Ecija and the curse of the Benamejí Palace
The Benamejí Palace is one of the monuments you really should not miss when visiting the extraordinary town of Écija. This 18th-century building was used as the headquarters for Napoleon's troops and today it is now the town's Historical Museum. What you may not know is that it has its own ghost, which undoubtedly makes it more attractive and its stones more famous.
It was the property of the Marquises of Benamejí, and from the very beginning the mansion was the home for the couple resulting from the marriage between the Lord of Villa de Benamejí and the daughter of the Marquises of Peñaflor. It was in 1936, while it was being used as a barracks during the Spanish Civil War, when a strange lady in white was first seen by soldiers on night watch. It was said that it was the ghost of a colonel's wife who had died.

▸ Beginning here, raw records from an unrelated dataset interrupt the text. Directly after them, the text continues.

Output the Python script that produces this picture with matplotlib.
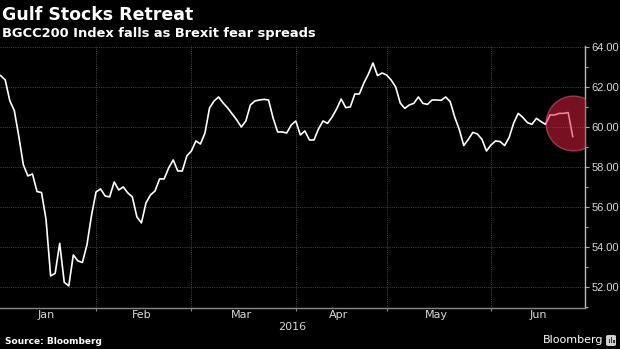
import numpy as np
import pandas as pd
import matplotlib
matplotlib.use("Agg")
import matplotlib.pyplot as plt
from matplotlib.ticker import FixedLocator, MultipleLocator, FuncFormatter
from matplotlib.patches import FancyBboxPatch

# BGCC200 index, one value per Gulf trading day (Sun-Thu), 3 Jan - 27 Jun 2016
values = [
    62.57, 62.35, 61.32, 60.82, 59.52, 58.10, 57.55, 57.65, 56.77, 56.72,
    55.35, 52.55, 52.68, 54.18, 52.23, 52.05, 53.60, 53.30, 53.22, 54.10,
    55.57, 56.75, 56.90, 56.55, 56.50, 57.25, 56.85, 57.00, 56.70, 56.50,
    55.50, 55.20, 56.20, 56.60, 56.80, 57.40, 57.40, 57.95, 58.35, 57.80,
    57.80, 58.55, 58.80, 59.30, 59.15, 59.70, 60.95, 61.30, 61.50, 61.20,
    60.95, 60.65, 60.35, 60.00, 60.30, 61.10, 61.30, 61.35, 61.38, 61.35,
    60.45, 59.75, 59.75, 59.70, 60.10, 60.30, 59.60, 59.80, 59.35, 59.35,
    59.90, 60.30, 60.18, 60.50, 60.90, 61.40, 60.97, 61.00, 61.65, 61.65,
    62.20, 62.65, 63.20, 62.57, 62.70, 62.60, 62.35, 62.00, 61.20, 60.93,
    61.10, 61.18, 61.50, 61.18, 61.13, 61.35, 61.35, 61.33, 61.50, 61.27,
    60.50, 59.88, 59.07, 59.38, 59.73, 59.65, 59.38, 58.80, 59.10, 59.30,
    59.27, 59.07, 59.48, 60.20, 60.68, 60.48, 60.22, 60.13, 60.43, 60.27,
    60.13, 60.60, 60.60, 60.68, 60.68, 60.72, 59.52,
]
month_names = ["Jan", "Feb", "Mar", "Apr", "May", "Jun"]
y_ticks = [52, 54, 56, 58, 60, 62, 64]
highlight_level = 60.2   # centre of the red "Brexit" circle

title = "Gulf Stocks Retreat"
subtitle = "BGCC200 Index falls as Brexit fear spreads"
source = "Source: Bloomberg"

# trading calendar for the whole half year, x is the trading-day index
calendar = pd.bdate_range("2016-01-03", "2016-06-30", freq="C",
                          weekmask="Sun Mon Tue Wed Thu")
x = np.arange(len(values))
month_starts = [i for i in range(len(calendar))
                if i == 0 or calendar[i].month != calendar[i - 1].month]
month_edges = month_starts + [len(calendar)]
month_mids = [(month_edges[k] + month_edges[k + 1]) / 2 - 0.5 for k in range(len(month_names))]

fig = plt.figure(figsize=(6.2, 3.49), dpi=100, facecolor="black")
ax = fig.add_axes([0.0, 1 - 307.5 / 349, 585 / 620, (307.5 - 46) / 349])
ax.set_facecolor("black")

ax.plot(x, values, color="white", lw=1.2, zorder=3)

# highlight circle on the last day
ax.scatter([x[-1]], [highlight_level], s=1560, marker="o",
           facecolor=(0.86, 0.12, 0.24, 0.55),
           edgecolor=(1.0, 0.45, 0.55, 0.45), lw=1.0, zorder=4, clip_on=True)

ax.set_xlim(-0.15, 128.7)
ax.set_ylim(50.97, 64.05)

# y axis on the right
ax.yaxis.tick_right()
ax.yaxis.set_major_locator(FixedLocator(y_ticks))
ax.yaxis.set_minor_locator(MultipleLocator(1))
ax.yaxis.set_major_formatter(FuncFormatter(lambda v, p: f"{v:.2f}"))
ax.tick_params(axis="y", which="major", length=3, width=0.8, color="#aaaaaa",
               labelcolor="#d8d8d8", labelsize=8, pad=1.5)
ax.tick_params(axis="y", which="minor", length=2.5, width=0.8, color="#aaaaaa")
for lab in ax.get_yticklabels():
    lab.set_fontfamily("Liberation Sans")

# x axis: ticks at month starts, labels at month middles
ax.xaxis.set_major_locator(FixedLocator(month_starts[1:]))
ax.xaxis.set_major_formatter(FuncFormatter(lambda v, p: ""))
ax.xaxis.set_minor_locator(FixedLocator(month_mids))
ax.xaxis.set_minor_formatter(FuncFormatter(
    lambda v, p: month_names[p] if p < len(month_names) else ""))
ax.tick_params(axis="x", which="major", length=2.5, width=0.8, color="#888888")
ax.tick_params(axis="x", which="minor", length=0, labelcolor="#d8d8d8",
               labelsize=8, pad=2)
ax.set_xlabel("2016", color="#d8d8d8", fontsize=8, labelpad=1)

ax.grid(True, which="major", color="#454545", lw=0.7, ls=(0, (1, 1.2)))

for side in ["top", "left"]:
    ax.spines[side].set_visible(False)
ax.spines["bottom"].set_color("#8a8a8a")
ax.spines["right"].set_color("#bbbbbb")
ax.spines["bottom"].set_linewidth(1.0)
ax.spines["right"].set_linewidth(1.0)

# titles and footer
fig.text(2 / 620, 1 - 20 / 349, title, color="white", fontsize=12.5,
         fontweight="bold", va="baseline", ha="left")
fig.text(2 / 620, 1 - 37 / 349, subtitle, color="white", fontsize=9.4,
         fontweight="bold", va="baseline", ha="left")
fig.text(5 / 620, 1 - 341 / 349, source, color="white", fontsize=6.5,
         fontweight="bold", va="center", ha="left")
fig.text(603 / 620, 1 - 340 / 349, "Bloomberg", color="white", fontsize=8,
         va="center", ha="right")

# little Bloomberg terminal logo
logo = FancyBboxPatch((606 / 620, 1 - 346 / 349), 10 / 620, 11 / 349,
                      boxstyle="round,pad=0,rounding_size=0.004",
                      transform=fig.transFigure, facecolor="#cfcfcf",
                      edgecolor="none")
fig.patches.append(logo)
for bx, bh in zip([608.5, 610.8, 613.1], [4, 6, 3]):
    fig.patches.append(plt.Rectangle((bx / 620, 1 - 343 / 349), 1.6 / 620, bh / 349,
                                     transform=fig.transFigure,
                                     facecolor="#333333", edgecolor="none"))

fig.savefig("out.png", dpi=100, facecolor="black")
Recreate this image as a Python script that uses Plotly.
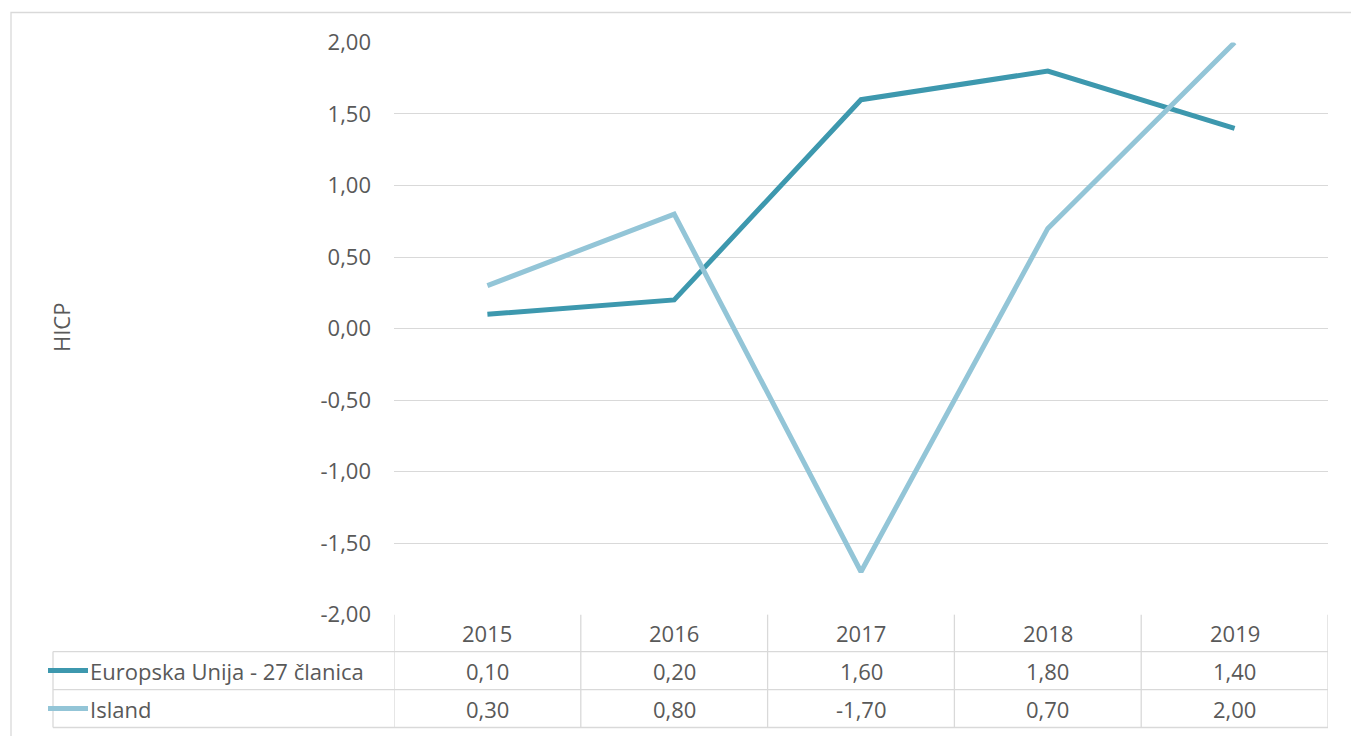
import plotly.graph_objects as go

years = ["2015", "2016", "2017", "2018", "2019"]
series_names = ["Europska Unija - 27 članica", "Island"]
eu_values = [0.10, 0.20, 1.60, 1.80, 1.40]
island_values = [0.30, 0.80, -1.70, 0.70, 2.00]
series_values = [eu_values, island_values]
colors = ["#3D98AE", "#93C5D7"]
y_ticks = [-2.0, -1.5, -1.0, -0.5, 0.0, 0.5, 1.0, 1.5, 2.0]

W, H = 1351, 762
OFF, SC = 15.5, 0.962
def px(x):
    return x / W
def py(y):
    return 1 - ((y - OFF) / SC) / H

FONT = "Open Sans"
TXT = "#595959"
GRID = "#D9D9D9"
FS = 22

def fmt(v):
    s = f"{v:.2f}".replace(".", ",")
    return s

fig = go.Figure()
for name, vals, col in zip(series_names, series_values, colors):
    fig.add_trace(go.Scatter(x=list(range(len(years))), y=vals, mode="lines", name=name,
                             line=dict(color=col, width=5), showlegend=False))

plot_x0, plot_x1 = 394, 1328
plot_y0, plot_y1 = 42, 615
row_tops = [615, 652, 690, 728]
leg_x = 53

shapes = []
shapes.append(dict(type="rect", xref="paper", yref="paper", x0=px(11), x1=px(1360), y0=py(12), y1=py(760),
                   line=dict(color=GRID, width=1.3), layer="below"))
for i, y in enumerate(row_tops[1:]):
    shapes.append(dict(type="line", xref="paper", yref="paper", x0=px(leg_x), x1=px(plot_x1), y0=py(y), y1=py(y),
                       line=dict(color=GRID, width=1.3)))
for i in range(len(years) + 1):
    shapes.append(dict(type="line", xref="x", yref="paper", x0=i - 0.5, x1=i - 0.5, y0=py(row_tops[0]), y1=py(row_tops[-1]),
                       line=dict(color=GRID, width=1.3)))
shapes.append(dict(type="line", xref="paper", yref="paper", x0=px(leg_x), x1=px(leg_x), y0=py(row_tops[1]), y1=py(row_tops[-1]),
                   line=dict(color=GRID, width=1.3)))

annotations = []
for i, yr in enumerate(years):
    annotations.append(dict(x=i, xref="x", y=py((row_tops[0] + row_tops[1]) / 2), yref="paper", text=yr,
                            showarrow=False, font=dict(family=FONT, size=FS, color=TXT), xanchor="center", yanchor="middle"))
for r, (name, vals, col) in enumerate(zip(series_names, series_values, colors)):
    ymid = (row_tops[r + 1] + row_tops[r + 2]) / 2
    for i, v in enumerate(vals):
        annotations.append(dict(x=i, xref="x", y=py(ymid), yref="paper", text=fmt(v), showarrow=False,
                                font=dict(family=FONT, size=FS, color=TXT), xanchor="center", yanchor="middle"))
    shapes.append(dict(type="line", xref="paper", yref="paper", x0=px(48), x1=px(88), y0=py(ymid), y1=py(ymid),
                       line=dict(color=col, width=5)))
    annotations.append(dict(x=px(88), xref="paper", y=py(ymid), yref="paper", text=name, showarrow=False,
                            font=dict(family=FONT, size=FS, color=TXT), xanchor="left", yanchor="middle"))
annotations.append(dict(x=px(61), xref="paper", y=py(328), yref="paper", text="HICP", textangle=-90, showarrow=False,
                        font=dict(family=FONT, size=FS, color=TXT), xanchor="center", yanchor="middle"))

fig.update_layout(
    width=W, height=H, margin=dict(l=0, r=0, t=0, b=0),
    paper_bgcolor="white", plot_bgcolor="white",
    xaxis=dict(domain=[px(plot_x0), px(plot_x1)], range=[-0.5, len(years) - 0.5], showticklabels=False,
               showgrid=False, zeroline=False, showline=False, fixedrange=True),
    yaxis=dict(domain=[py(plot_y1), py(plot_y0)], range=[-2, 2], tickvals=y_ticks,
               ticktext=[fmt(v) for v in y_ticks], showgrid=True, gridcolor=GRID, gridwidth=1.3,
               zeroline=False, showline=False, ticks="", ticklabelstandoff=22,
               tickfont=dict(family=FONT, size=FS, color=TXT), fixedrange=True),
    shapes=shapes, annotations=annotations,
)
fig.write_html("out.html", config={"displayModeBar": False},
               post_script="document.body.style.margin='0';document.body.style.overflow='hidden';")
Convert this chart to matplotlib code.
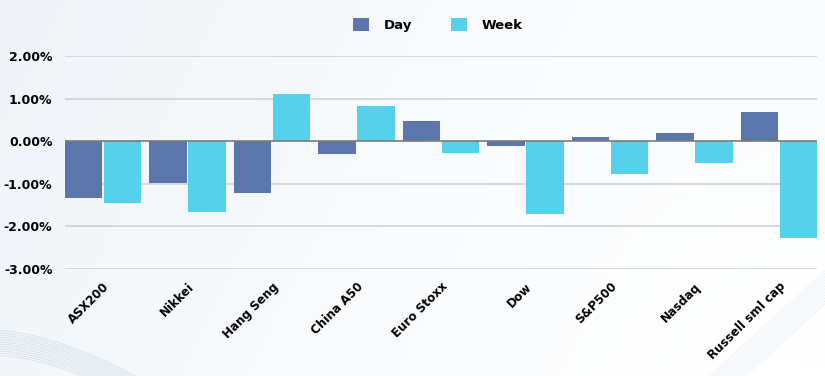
import numpy as np
import matplotlib
matplotlib.use('Agg')
import matplotlib.pyplot as plt
from matplotlib.ticker import FuncFormatter

# index moves, day vs week (%)
markets = ['ASX200', 'Nikkei', 'Hang Seng', 'China A50', 'Euro Stoxx',
           'Dow', 'S&P500', 'Nasdaq', 'Russell sml cap']
day = [-1.34, -0.98, -1.21, -0.30, 0.48, -0.11, 0.11, 0.20, 0.69]
week = [-1.45, -1.67, 1.10, 0.82, -0.28, -1.70, -0.76, -0.52, -2.28]
yticks = [-3, -2, -1, 0, 1, 2]

day_col = '#5a76aa'
week_col = '#55d1eb'

plt.rcParams['font.family'] = ['DejaVu Sans']
plt.rcParams['font.weight'] = 'bold'

fig = plt.figure(figsize=(8.25, 3.76), dpi=100)

# soft background gradient + faint swooshes in the corners
bg = fig.add_axes([0, 0, 1, 1], zorder=-10)
gx, gy = np.meshgrid(np.linspace(0, 1, 200), np.linspace(0, 1, 100))
grad = np.clip(1 - 0.9 * gx - 0.2 * gy, 0, 1) * 0.6 + np.clip(gx - 0.75, 0, 1) * (1 - gy) * 0.6
bg.imshow(grad, cmap=matplotlib.colors.LinearSegmentedColormap.from_list(
    'bg', ['#ffffff', '#e6edf4']), aspect='auto', extent=[0, 1, 0, 1], vmin=0, vmax=1)
t = np.linspace(0, 1, 100)
for k in range(12):
    bg.plot(t * 0.4, 0.12 - k * 0.006 - 0.5 * t ** 1.6, color='#b9cbd8', lw=0.6, alpha=0.5)
    bg.plot(0.86 + t * 0.14 + k * 0.004, 0.0 + t * 0.28, color='#dde5ee', lw=0.6, alpha=0.6)
bg.set_xlim(0, 1)
bg.set_ylim(0, 1)
bg.set_axis_off()

ax = fig.add_axes([65 / 825, 1 - 269 / 376, 752 / 825, 213 / 376])
ax.set_facecolor('none')

x = np.arange(len(markets))
w = 0.44
ax.bar(x - 0.45, day, width=w, align='edge', color=day_col, label='Day', zorder=3)
ax.bar(x + 0.01, week, width=w, align='edge', color=week_col, label='Week', zorder=3)

ax.set_xlim(-0.45, len(markets) - 1 + 0.45)
ax.set_ylim(-3, 2)
ax.set_yticks(yticks)
ax.yaxis.set_major_formatter(FuncFormatter(lambda v, p: f'{v:.2f}%'))
for v in yticks:
    if v == 0:
        ax.axhline(v, color='#7a7a7a', lw=1.2, zorder=4)
    else:
        ax.axhline(v, color='#cfd2d6', lw=1.2, zorder=1)

ax.set_xticks(x)
ax.set_xticklabels(markets, rotation=45, ha='right', va='top',
                   rotation_mode='anchor', fontsize=8.6, fontweight='bold')
ax.tick_params(axis='both', length=0)
ax.tick_params(axis='x', pad=8)
ax.tick_params(axis='y', pad=9, labelsize=9)
for s in ax.spines.values():
    s.set_visible(False)

fig.legend(loc='center', bbox_to_anchor=(438 / 825, 1 - 25 / 376), ncol=2,
           frameon=False, fontsize=9.5, handlelength=1.2, handleheight=1.2,
           handletextpad=1.1, columnspacing=3.0)

fig.savefig('out.png', dpi=100)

There is a long list of strange occurrences between these walls. At the end of 1936, an officer shot a worker who was working in the Palace and, in the 1950s, a sergeant did the same to a captain who was working in his office. Since then, many people claimed to hear, both by day and at night, the sound of typewriters even though the office was completely empty. And another unfortunate event involved a bricklayer who died in an accident while taking part in the refurbishment of the palace.
In any case, the Palace of Benamejí is a place that everyone finds interesting, particularly when they discover the number of extraordinary legends and paranormal events that have taken place within its walls.
It is currently the headquarters of the Municipal Museum of Ecija and it is worth visiting for the architectural features, the collections on display and for the town's outstanding monumental attractions, a crossroads of civilisations and with a magnificent Roman footprint: the Plaza de España and the "Salón", whose attractions include a Roman pond and a temple dedicated to the imperial cult. Did you know that Luis Vélez de Guevara, from Ecija, in his work "El Diablo Cojuelo", considered it to be "the most distinguished in Andalusia", and there's another story!